EPA is calling for producers to blend 13.95 billion gallons of biofuels into the U.S. fuel supply, or 7.95% of all fuel consumed by U.S. vehicles and trucks. It’s an increase of 1 billion gallons from the 12.95 billion-gallon target in 2010. Of that total, 800 million gallons of biodiesel must be blended into the U.S. supply of diesel.

Despite the escalating blending requirements, the proposed biofuels standard still has a long way to go before it meets the congressionally mandated 2011 standard of producing 36 billion gallons of biofuels by 2022.

Biofuel producers have said the projected biodiesel production levels may not be achieved if Congress does not retroactively extend the $1 per gallon biodiesel tax credit, which expired at the end of 2009. Because biodiesel is more expensive to produce than regular diesel, the tax credit is needed to lower the price at the pump to keep it competitive.

Michael Frohlich, director of federal communications for the National Biodiesel Board in its Washington, D.C., office, said that after the tax credit expired, the biodiesel industry lost about 12,000 jobs. And 40 to 50 of the 173 bio­diesel production plants in the country, he said, have been idled or gone out of business.

A measure to renew the tax credit was attached to a bill that would have extended unemployment benefits, but the benefits bill died in Congress. Sen. Charles Grassley (R-Iowa) has introduced a biodiesel tax credit amendment to a small business bill, but the legislation is still pending.

Although the future of the tax credit remains up in the air, NBB said last week that it was pleased EPA has increased biodiesel requirements.

“We applaud EPA for this announcement and for reaffirming the common-sense notion that we should displace petroleum diesel fuel with advanced biofuels like biodiesel,” Manning Feraci, the board’s vice president of federal affairs, said in a statement.

Natso Inc., formerly the National Association of Truck Stop Operators, said in a statement that Congress has challenged industry to meet the renewable fuels standard for biodiesel, but it noted that “even if the credit is quickly restored, the ability of industry to meet the [2010] 650 million-gallon requirement is unlikely.”

The group said that, for retailers and blenders, the “lapse of this credit and the resulting decline in customer demand undermines a retailer’s commitment to offer alternative fuels to the public.”

American Trucking Associations said it supports the voluntary use of alternative fuels to help reduce dependence on foreign oil and reduce greenhouse gas emissions. However, in a July 9 letter, ATA president Bill Graves encouraged key Senate committee leaders to adopt technology-neutral biofuel tax policies to encourage the development of more advanced second-generation biodiesel.

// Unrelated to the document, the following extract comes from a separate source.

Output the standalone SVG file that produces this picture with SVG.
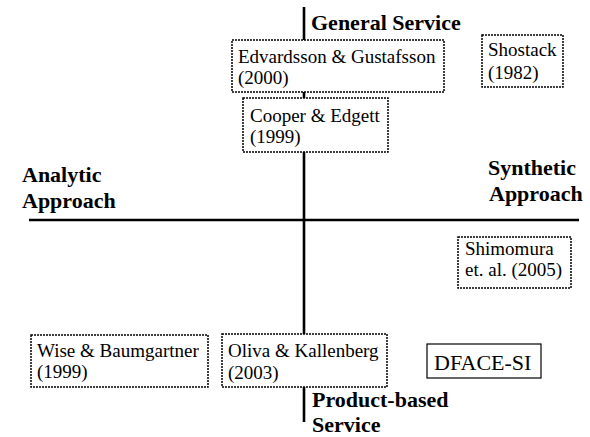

“The failure to ensure that renewable fuel tax incentives are technology neutral acts as a barrier to entry for new emerging alternatives and stifles innovation,” Graves wrote.

Richard Moskowitz, an ATA vice president and regulatory affairs counsel, said it makes no sense to favor “first-generation” biodiesel production over the production of more sophisticated and potentially better-performing “second- generation” renewable diesel.

“That’s what’s in the country’s best interests and what’s in the trucking industry’s best interests,” Moskowitz said.

Without the tax credit, he said, the renewable fuel standard is, in effect, a “hidden tax” on the trucking industry.

“In 2011, if the refining industry must blend 800 million gallons of biomass-based diesel — and we know that biomass diesel costs $1.50 more than petroleum diesel — that would represent a $1.2 billion cost increase on diesel fuel consumed in the United States,” Moskowitz told Transport Topics. “So we have a federal requirement to use this alternative fuel but an economic disincentive to use it.”

EPA said it will seek public comment on the fuel standard for 30 days after the proposal is formally published in the Federal Register. The agency must issue its final renewable fuel standard by Nov. 30.

Staff Reporter Michele Fuetsch contributed to this story.